INFORMATION SHOWN.
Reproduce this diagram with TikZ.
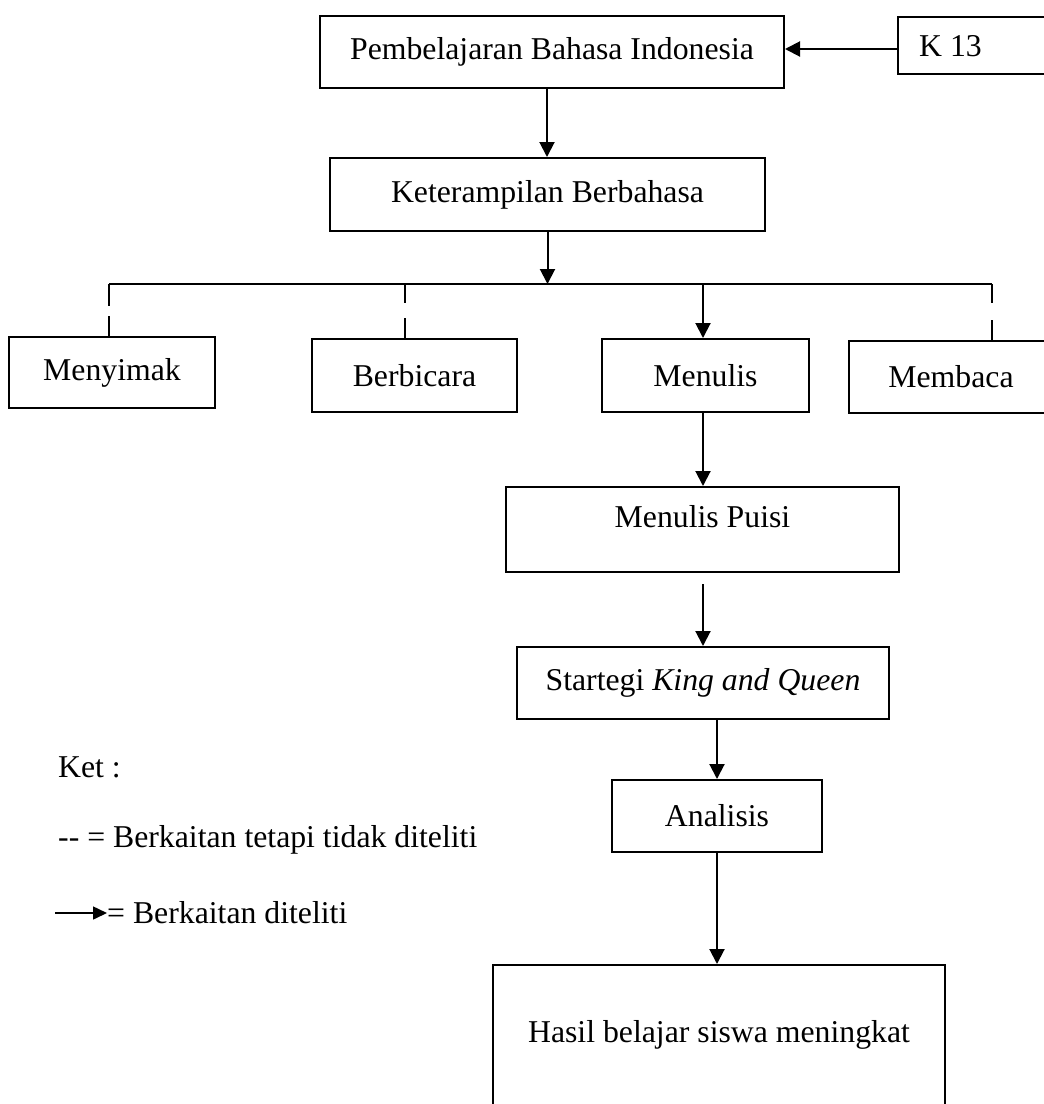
\documentclass[tikz,border=0pt]{standalone}
\usepackage{fontspec}
\setmainfont{Liberation Serif}
\usetikzlibrary{arrows.meta}
\begin{document}
\begin{tikzpicture}[x=1pt,y=-1pt,
  every node/.style={font=\fontsize{31.75}{38}\selectfont},
  box/.style={draw, line width=2pt, inner sep=0pt},
  arr/.style={line width=2pt, -{Triangle[width=15pt,length=15pt]}},
  legarr/.style={line width=1.6pt, -{Triangle[width=13pt,length=14pt]}},
  dashln/.style={line width=1.4pt},
  txt/.style={inner sep=0pt}]
\useasboundingbox (0,0) rectangle (1044,1104);
\clip (0,0) rectangle (1044,1104);
% boxes
\node[box, minimum width=464pt, minimum height=72pt] (pbi) at (552,52) {Pembelajaran Bahasa Indonesia};
\node[box, minimum width=162pt, minimum height=57pt] (k13) at (979,45.5) {};
\node[txt, anchor=west] (k13t) at (919,46) {K 13};
\node[box, minimum width=435pt, minimum height=73pt] (ket) at (547.5,194.5) {Keterampilan Berbahasa};
\node[box, minimum width=206pt, minimum height=71pt] (menyimak) at (112,372.5) {Menyimak};
\node[box, minimum width=205pt, minimum height=73pt] (berbicara) at (414.5,375.5) {Berbicara};
\node[box, minimum width=207pt, minimum height=73pt] (menulis) at (705.5,375.5) {Menulis};
\node[box, minimum width=204pt, minimum height=72pt] (membaca) at (951,377) {Membaca};
\node[box, minimum width=393pt, minimum height=85pt] (puisi) at (702.5,529.5) {};
\node[txt] (puisit) at (702.5,517) {Menulis Puisi};
\node[box, minimum width=372pt, minimum height=72pt] (startegi) at (703,683) {Startegi \textit{King and Queen}};
\node[box, minimum width=210pt, minimum height=72pt] (analisis) at (717,816) {Analisis};
\node[box, minimum width=452pt, minimum height=140pt] (hasil) at (719,1035) {Hasil belajar siswa meningkat};
% branch bar
\coordinate (barL) at (109,284);
\coordinate (barR) at (992,284);
\coordinate (tB) at (405,284);
\coordinate (tM) at (703,284);
\draw[line width=2pt] (barL) -- (barR);
% connectors
\draw[arr] ([yshift=-3.5pt]k13.west) -- ([yshift=-3.5pt]k13.west -| pbi.east);
\draw[arr] ([xshift=-5pt]pbi.south) -- ([xshift=-5pt]pbi.south |- ket.north);
\draw[arr] (ket.south) -- (ket.south |- barL);
\draw[dashln, dash pattern=on 22pt off 10pt on 60pt] (barL) -- (barL |- menyimak.north);
\draw[dashln, dash pattern=on 19pt off 15pt on 60pt] (tB) -- (tB |- berbicara.north);
\draw[arr] (tM) -- (tM |- menulis.north);
\draw[dashln, dash pattern=on 19pt off 17pt on 60pt] (barR) -- (barR |- membaca.north);
\draw[arr] (tM |- menulis.south) -- (tM |- puisi.north);
\draw[arr, shorten <=11pt] (startegi.north |- puisi.south) -- (startegi.north);
\draw[arr] (analisis.north |- startegi.south) -- (analisis.north);
\draw[arr] (analisis.south) -- (analisis.south |- hasil.north);
% legend
\node[txt, anchor=west] (ketlbl) at (58,767) {Ket :};
\node[txt, anchor=west] (leg1) at (58,840) {{-}{-} = Berkaitan tetapi tidak diteliti};
\coordinate (legA) at (55,913);
\node[txt, anchor=west] (leg2) at (107,913) {= Berkaitan diteliti};
\draw[legarr] (legA) -- (leg2.west);
\end{tikzpicture}
\end{document}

TASK PROMPT. The data should be printed again unchanged; leave its pictures out.

RESPONSE TO THE TASK.
Reproduce this diagram with TikZ.
\documentclass[tikz,border=0pt]{standalone}
\usepackage{fontspec}
\setmainfont{Liberation Serif}
\usetikzlibrary{arrows.meta}
\begin{document}
\begin{tikzpicture}[x=1pt,y=-1pt,
  every node/.style={font=\fontsize{31.75}{38}\selectfont},
  box/.style={draw, line width=2pt, inner sep=0pt},
  arr/.style={line width=2pt, -{Triangle[width=15pt,length=15pt]}},
  legarr/.style={line width=1.6pt, -{Triangle[width=13pt,length=14pt]}},
  dashln/.style={line width=1.4pt},
  txt/.style={inner sep=0pt}]
\useasboundingbox (0,0) rectangle (1044,1104);
\clip (0,0) rectangle (1044,1104);
% boxes
\node[box, minimum width=464pt, minimum height=72pt] (pbi) at (552,52) {Pembelajaran Bahasa Indonesia};
\node[box, minimum width=162pt, minimum height=57pt] (k13) at (979,45.5) {};
\node[txt, anchor=west] (k13t) at (919,46) {K 13};
\node[box, minimum width=435pt, minimum height=73pt] (ket) at (547.5,194.5) {Keterampilan Berbahasa};
\node[box, minimum width=206pt, minimum height=71pt] (menyimak) at (112,372.5) {Menyimak};
\node[box, minimum width=205pt, minimum height=73pt] (berbicara) at (414.5,375.5) {Berbicara};
\node[box, minimum width=207pt, minimum height=73pt] (menulis) at (705.5,375.5) {Menulis};
\node[box, minimum width=204pt, minimum height=72pt] (membaca) at (951,377) {Membaca};
\node[box, minimum width=393pt, minimum height=85pt] (puisi) at (702.5,529.5) {};
\node[txt] (puisit) at (702.5,517) {Menulis Puisi};
\node[box, minimum width=372pt, minimum height=72pt] (startegi) at (703,683) {Startegi \textit{King and Queen}};
\node[box, minimum width=210pt, minimum height=72pt] (analisis) at (717,816) {Analisis};
\node[box, minimum width=452pt, minimum height=140pt] (hasil) at (719,1035) {Hasil belajar siswa meningkat};
% branch bar
\coordinate (barL) at (109,284);
\coordinate (barR) at (992,284);
\coordinate (tB) at (405,284);
\coordinate (tM) at (703,284);
\draw[line width=2pt] (barL) -- (barR);
% connectors
\draw[arr] ([yshift=-3.5pt]k13.west) -- ([yshift=-3.5pt]k13.west -| pbi.east);
\draw[arr] ([xshift=-5pt]pbi.south) -- ([xshift=-5pt]pbi.south |- ket.north);
\draw[arr] (ket.south) -- (ket.south |- barL);
\draw[dashln, dash pattern=on 22pt off 10pt on 60pt] (barL) -- (barL |- menyimak.north);
\draw[dashln, dash pattern=on 19pt off 15pt on 60pt] (tB) -- (tB |- berbicara.north);
\draw[arr] (tM) -- (tM |- menulis.north);
\draw[dashln, dash pattern=on 19pt off 17pt on 60pt] (barR) -- (barR |- membaca.north);
\draw[arr] (tM |- menulis.south) -- (tM |- puisi.north);
\draw[arr, shorten <=11pt] (startegi.north |- puisi.south) -- (startegi.north);
\draw[arr] (analisis.north |- startegi.south) -- (analisis.north);
\draw[arr] (analisis.south) -- (analisis.south |- hasil.north);
% legend
\node[txt, anchor=west] (ketlbl) at (58,767) {Ket :};
\node[txt, anchor=west] (leg1) at (58,840) {{-}{-} = Berkaitan tetapi tidak diteliti};
\coordinate (legA) at (55,913);
\node[txt, anchor=west] (leg2) at (107,913) {= Berkaitan diteliti};
\draw[legarr] (legA) -- (leg2.west);
\end{tikzpicture}
\end{document}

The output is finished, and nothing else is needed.